La Staatsoper de Berlin a fêté sa première nouvelle production de la saison avec Médée, un mythe sur l'amour déçu et la vengeance féroce écrit par Luigi Cherubini en 1797, l'un des compositeurs les plus réputés de l'époque de Beethoven.
Directeur musical de la Staatsoper, Daniel Barenboim relève le défi de cette partition audacieuse. « C'est une partition révolutionnaire et à l'écoute de certains passages, on est convaincu que sans cette œuvre, Beethoven n'aurait pas été capable de composer Fidelio, elle est tellement tournée vers l'avenir, » assure-t-il. « Il y a aussi des moments où la musique ressemble à du Berlioz, exactement comme au XIXe siècle, » ajoute le célèbre chef d'orchestre.

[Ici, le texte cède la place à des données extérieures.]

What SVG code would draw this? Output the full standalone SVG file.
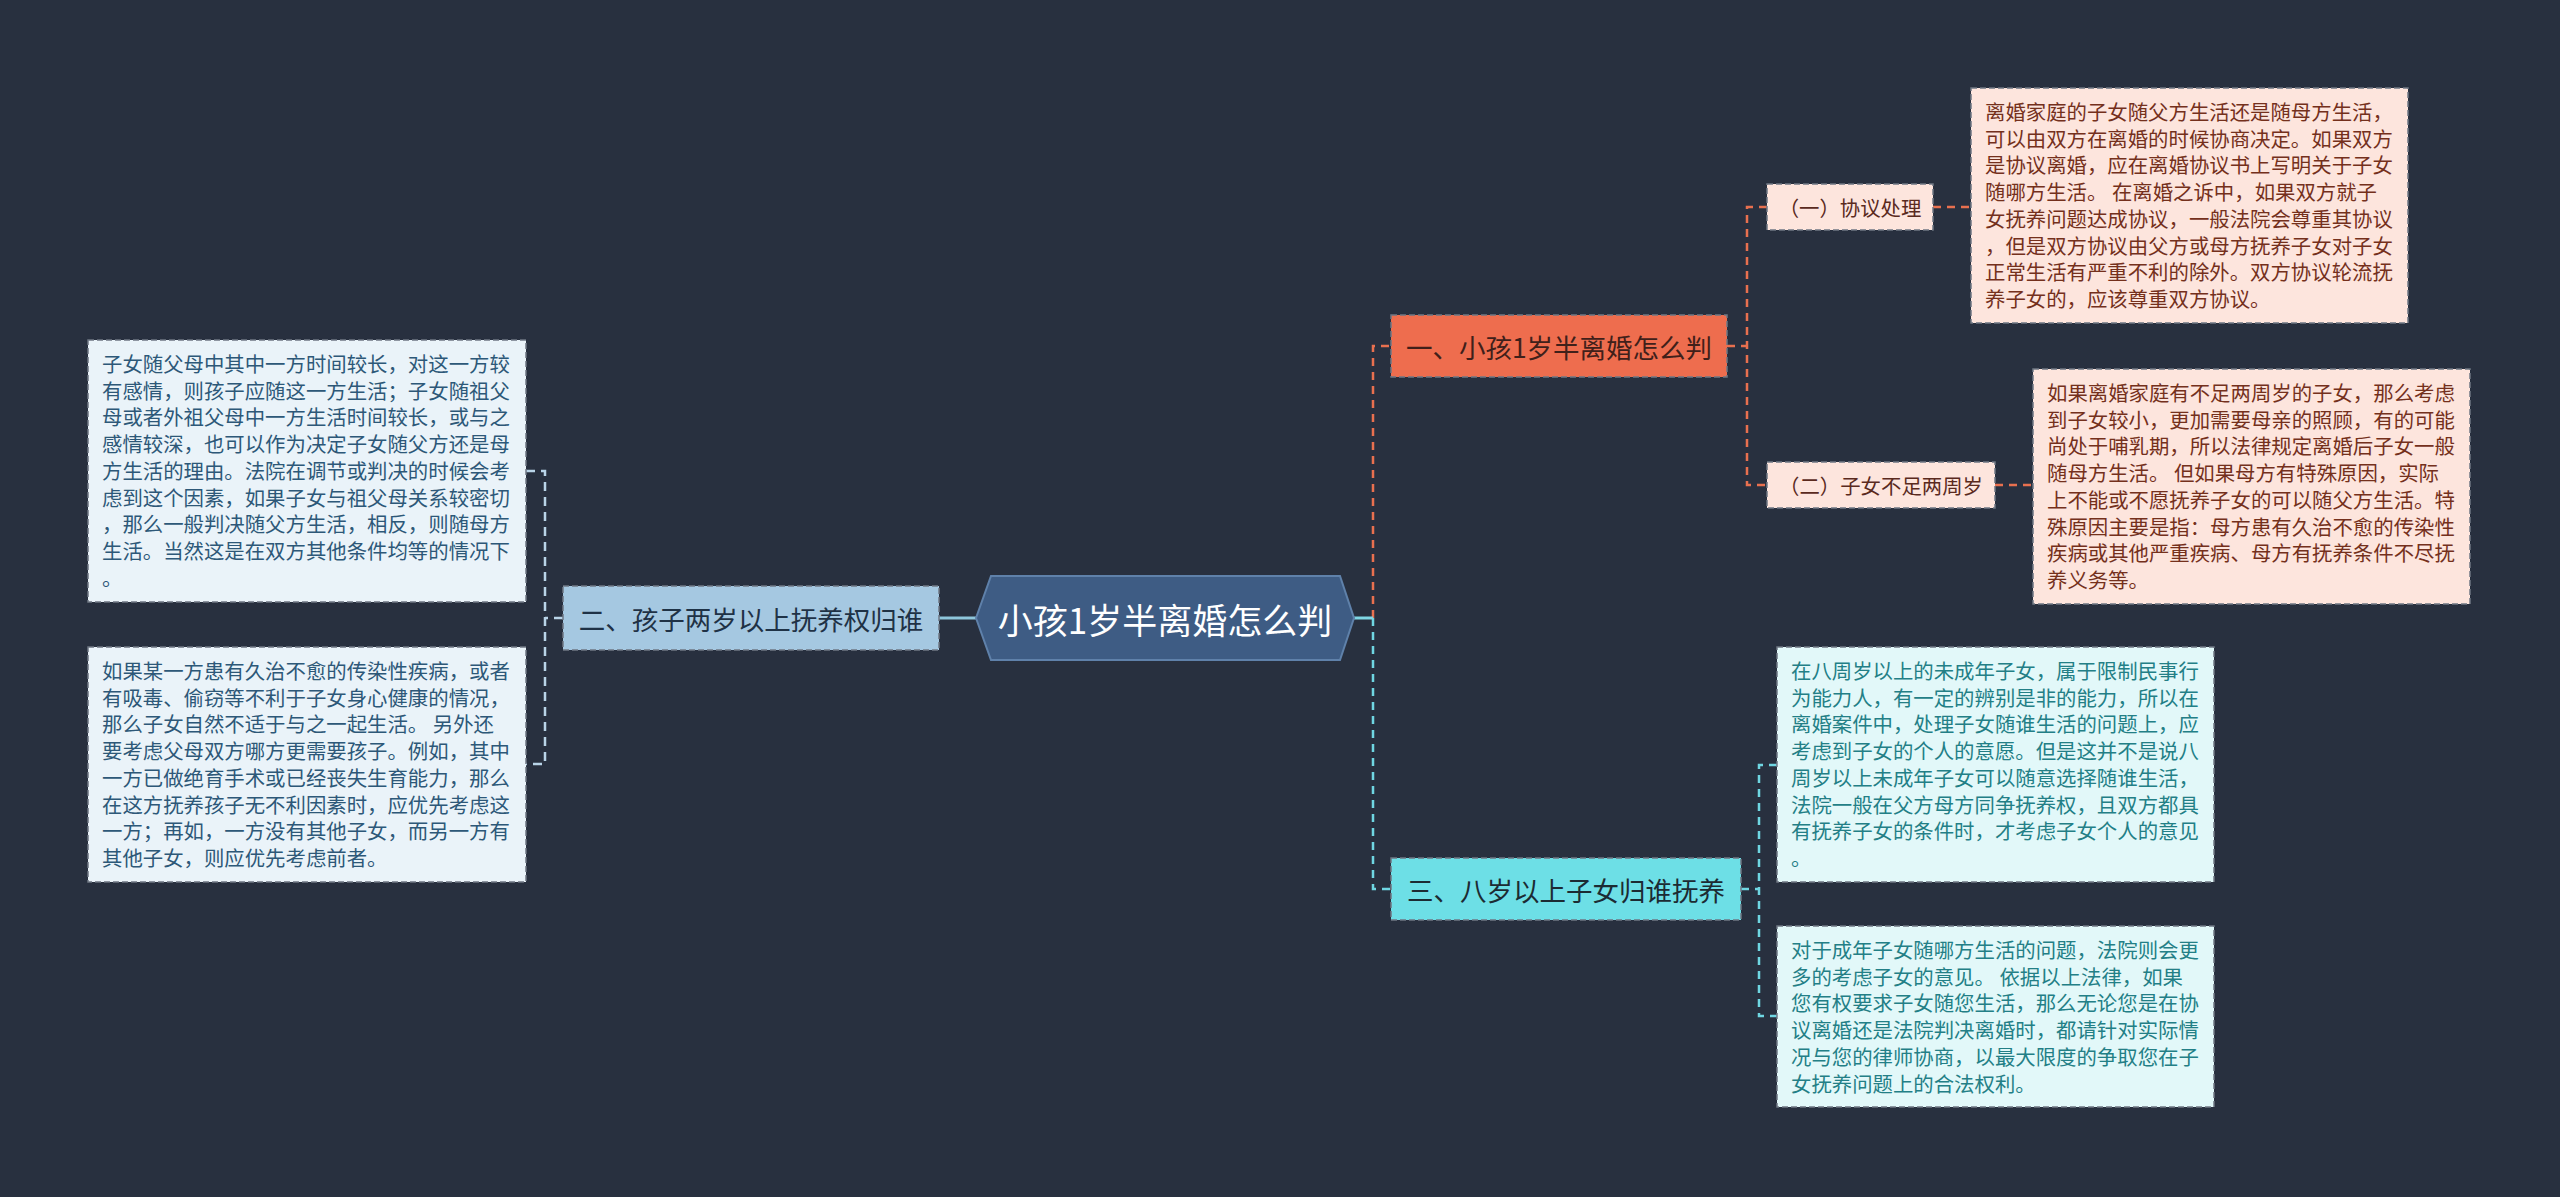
<svg xmlns="http://www.w3.org/2000/svg" width="2560" height="1197" viewBox="0 0 2560 1197">
<style>
text{font-family:"Noto Sans CJK SC","Noto Sans",sans-serif}
.box{stroke:#6f7784;stroke-width:1.5;stroke-dasharray:6 3}
.leaf{font-size:20.4px}
.lb{fill:#eaf3f9}.lbt{fill:#2d5878}
.pk{fill:#fde5dd}.pkt{fill:#74301c}
.cy{fill:#e2f8f9}.cyt{fill:#237f86}
.br{font-size:26.5px}
.cn{fill:none;stroke-width:2.5}
.or{stroke:#e8704f;stroke-dasharray:8 6}
.cc{stroke:#6fd6e2;stroke-dasharray:8 6}
.bl{stroke:#b9d4e8;stroke-dasharray:9 6}
</style>
<rect width="2560" height="1197" fill="#28303f"/>
<g id="connectors">
<path class="cn or" d="M1373 618 V346 H1391"/>
<path class="cn cc" d="M1373 618 V889 H1391"/>
<path d="M1354 618 H1373" stroke="#7fd6e4" stroke-width="3" fill="none"/>
<path d="M976 618 H939" stroke="#8ec6dc" stroke-width="3" fill="none"/>
<path class="cn or" d="M1727 346 H1747 M1767 207 H1747 V485 H1767"/>
<path class="cn or" d="M1933 207 H1971 M1995 485 H2033"/>
<path class="cn cc" d="M1741 889 H1759 M1777 765 H1759 V1016 H1777"/>
<path class="cn bl" d="M563 618 H545 M526 471 H545 V764 H526"/>
</g>
<g id="root">
<polygon points="976,618 991,576 1340,576 1354,618 1340,660 991,660" fill="#3e5c84" stroke="#5f81aa" stroke-width="2"/>
<text x="1165" y="618" font-size="35" fill="#ffffff" text-anchor="middle" dominant-baseline="central">小孩1岁半离婚怎么判</text>
</g>
<g id="branch1">
<rect class="box" x="1391" y="315" width="336" height="62" fill="#ee6d4e"/>
<text class="br" x="1559" y="346" fill="#40201a" text-anchor="middle" dominant-baseline="central">一、小孩1岁半离婚怎么判</text>
</g>
<g id="sub1">
<rect class="box" x="1767" y="184" width="166" height="46" fill="#fde5dd"/>
<text class="leaf" x="1850" y="207" fill="#5a2a1e" text-anchor="middle" dominant-baseline="central">（一）协议处理</text>
</g>
<g id="sub2">
<rect class="box" x="1767" y="462" width="228" height="46" fill="#fde5dd"/>
<text class="leaf" x="1881" y="485" fill="#5a2a1e" text-anchor="middle" dominant-baseline="central">（二）子女不足两周岁</text>
</g>
<g id="leafR1">
<rect class="box pk" x="1971" y="88" width="437" height="235"/>
<text class="leaf pkt" x="1985" y="120"><tspan x="1985">离婚家庭的子女随父方生活还是随母方生活，</tspan><tspan x="1985" dy="26.7">可以由双方在离婚的时候协商决定。如果双方</tspan><tspan x="1985" dy="26.7">是协议离婚，应在离婚协议书上写明关于子女</tspan><tspan x="1985" dy="26.7">随哪方生活。 在离婚之诉中，如果双方就子</tspan><tspan x="1985" dy="26.7">女抚养问题达成协议，一般法院会尊重其协议</tspan><tspan x="1985" dy="26.7">，但是双方协议由父方或母方抚养子女对子女</tspan><tspan x="1985" dy="26.7">正常生活有严重不利的除外。双方协议轮流抚</tspan><tspan x="1985" dy="26.7">养子女的，应该尊重双方协议。</tspan></text>
</g>
<g id="leafR2">
<rect class="box pk" x="2033" y="369" width="437" height="235"/>
<text class="leaf pkt" x="2047" y="401"><tspan x="2047">如果离婚家庭有不足两周岁的子女，那么考虑</tspan><tspan x="2047" dy="26.7">到子女较小，更加需要母亲的照顾，有的可能</tspan><tspan x="2047" dy="26.7">尚处于哺乳期，所以法律规定离婚后子女一般</tspan><tspan x="2047" dy="26.7">随母方生活。 但如果母方有特殊原因，实际</tspan><tspan x="2047" dy="26.7">上不能或不愿抚养子女的可以随父方生活。特</tspan><tspan x="2047" dy="26.7">殊原因主要是指：母方患有久治不愈的传染性</tspan><tspan x="2047" dy="26.7">疾病或其他严重疾病、母方有抚养条件不尽抚</tspan><tspan x="2047" dy="26.7">养义务等。</tspan></text>
</g>
<g id="branch3">
<rect class="box" x="1391" y="858" width="350" height="62" fill="#6ddfe6"/>
<text class="br" x="1566" y="889" fill="#1c2b33" text-anchor="middle" dominant-baseline="central">三、八岁以上子女归谁抚养</text>
</g>
<g id="leafR3">
<rect class="box cy" x="1777" y="647" width="437" height="235"/>
<text class="leaf cyt" x="1791" y="679"><tspan x="1791">在八周岁以上的未成年子女，属于限制民事行</tspan><tspan x="1791" dy="26.7">为能力人，有一定的辨别是非的能力，所以在</tspan><tspan x="1791" dy="26.7">离婚案件中，处理子女随谁生活的问题上，应</tspan><tspan x="1791" dy="26.7">考虑到子女的个人的意愿。但是这并不是说八</tspan><tspan x="1791" dy="26.7">周岁以上未成年子女可以随意选择随谁生活，</tspan><tspan x="1791" dy="26.7">法院一般在父方母方同争抚养权，且双方都具</tspan><tspan x="1791" dy="26.7">有抚养子女的条件时，才考虑子女个人的意见</tspan><tspan x="1791" dy="26.7">。</tspan></text>
</g>
<g id="leafR4">
<rect class="box cy" x="1777" y="926" width="437" height="181"/>
<text class="leaf cyt" x="1791" y="958"><tspan x="1791">对于成年子女随哪方生活的问题，法院则会更</tspan><tspan x="1791" dy="26.7">多的考虑子女的意见。 依据以上法律，如果</tspan><tspan x="1791" dy="26.7">您有权要求子女随您生活，那么无论您是在协</tspan><tspan x="1791" dy="26.7">议离婚还是法院判决离婚时，都请针对实际情</tspan><tspan x="1791" dy="26.7">况与您的律师协商，以最大限度的争取您在子</tspan><tspan x="1791" dy="26.7">女抚养问题上的合法权利。</tspan></text>
</g>
<g id="branch2">
<rect class="box" x="563" y="586" width="376" height="64" fill="#a5c8e1"/>
<text class="br" x="751" y="618" fill="#1f3246" text-anchor="middle" dominant-baseline="central">二、孩子两岁以上抚养权归谁</text>
</g>
<g id="leafL1">
<rect class="box lb" x="88" y="340" width="438" height="262"/>
<text class="leaf lbt" x="102" y="372"><tspan x="102">子女随父母中其中一方时间较长，对这一方较</tspan><tspan x="102" dy="26.7">有感情，则孩子应随这一方生活；子女随祖父</tspan><tspan x="102" dy="26.7">母或者外祖父母中一方生活时间较长，或与之</tspan><tspan x="102" dy="26.7">感情较深，也可以作为决定子女随父方还是母</tspan><tspan x="102" dy="26.7">方生活的理由。法院在调节或判决的时候会考</tspan><tspan x="102" dy="26.7">虑到这个因素，如果子女与祖父母关系较密切</tspan><tspan x="102" dy="26.7">，那么一般判决随父方生活，相反，则随母方</tspan><tspan x="102" dy="26.7">生活。当然这是在双方其他条件均等的情况下</tspan><tspan x="102" dy="26.7">。</tspan></text>
</g>
<g id="leafL2">
<rect class="box lb" x="88" y="647" width="438" height="235"/>
<text class="leaf lbt" x="102" y="679"><tspan x="102">如果某一方患有久治不愈的传染性疾病，或者</tspan><tspan x="102" dy="26.7">有吸毒、偷窃等不利于子女身心健康的情况，</tspan><tspan x="102" dy="26.7">那么子女自然不适于与之一起生活。 另外还</tspan><tspan x="102" dy="26.7">要考虑父母双方哪方更需要孩子。例如，其中</tspan><tspan x="102" dy="26.7">一方已做绝育手术或已经丧失生育能力，那么</tspan><tspan x="102" dy="26.7">在这方抚养孩子无不利因素时，应优先考虑这</tspan><tspan x="102" dy="26.7">一方；再如，一方没有其他子女，而另一方有</tspan><tspan x="102" dy="26.7">其他子女，则应优先考虑前者。</tspan></text>
</g>
</svg>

Cet opéra écrit après la Révolution française s'inspire de la tragédie d'Euripide. Médée assassine ses enfants pour se venger de son mari qui la quitte pour Dircé, un rôle interprété avec passion par la soprano franco-danoise Elsa Dreisig. « Dircé est déchirée : elle éprouve de la haine à l'encontre de cette femme qui représente son malheur — à ses yeux, Médée est maudite —, mais elle représente aussi une femme libre, » indique la jeune femme.
Sonya Yoncheva renchérit : « Tout le troisième acte est un moment de puissance absolue parce qu'essentiellement, il y a non seulement la destruction qu'elle provoque, mais il y a aussi ce sentiment de perte de contrôle totale qui malgré tout, montre la puissance de cette femme. » La soprano ajoute : « Je crois qu'elle est dans une sorte de transe, mais c'est une transe très consciente. (...) C'est ce qui me touche, cette dimension énigmatique quand on crée de la musique, » poursuit-elle. « Ce n'est jamais prévisible et c'est ce que j'aime, cela m'a pris du temps de me l'approprier parce que c'est vraiment une musique que l'on ne peut pas prévoir, » reconnaît Sonya Yoncheva. « Elle ne part jamais dans la direction que vous pensiez qu'elle prendrait... Ou qu'elle devrait prendre, » indique-t-elle en riant. « J'aime ce genre d'énigme : je suis toujours fascinée par les choses impossibles, par le mystère de la musique, » conclut-elle dans un large sourire.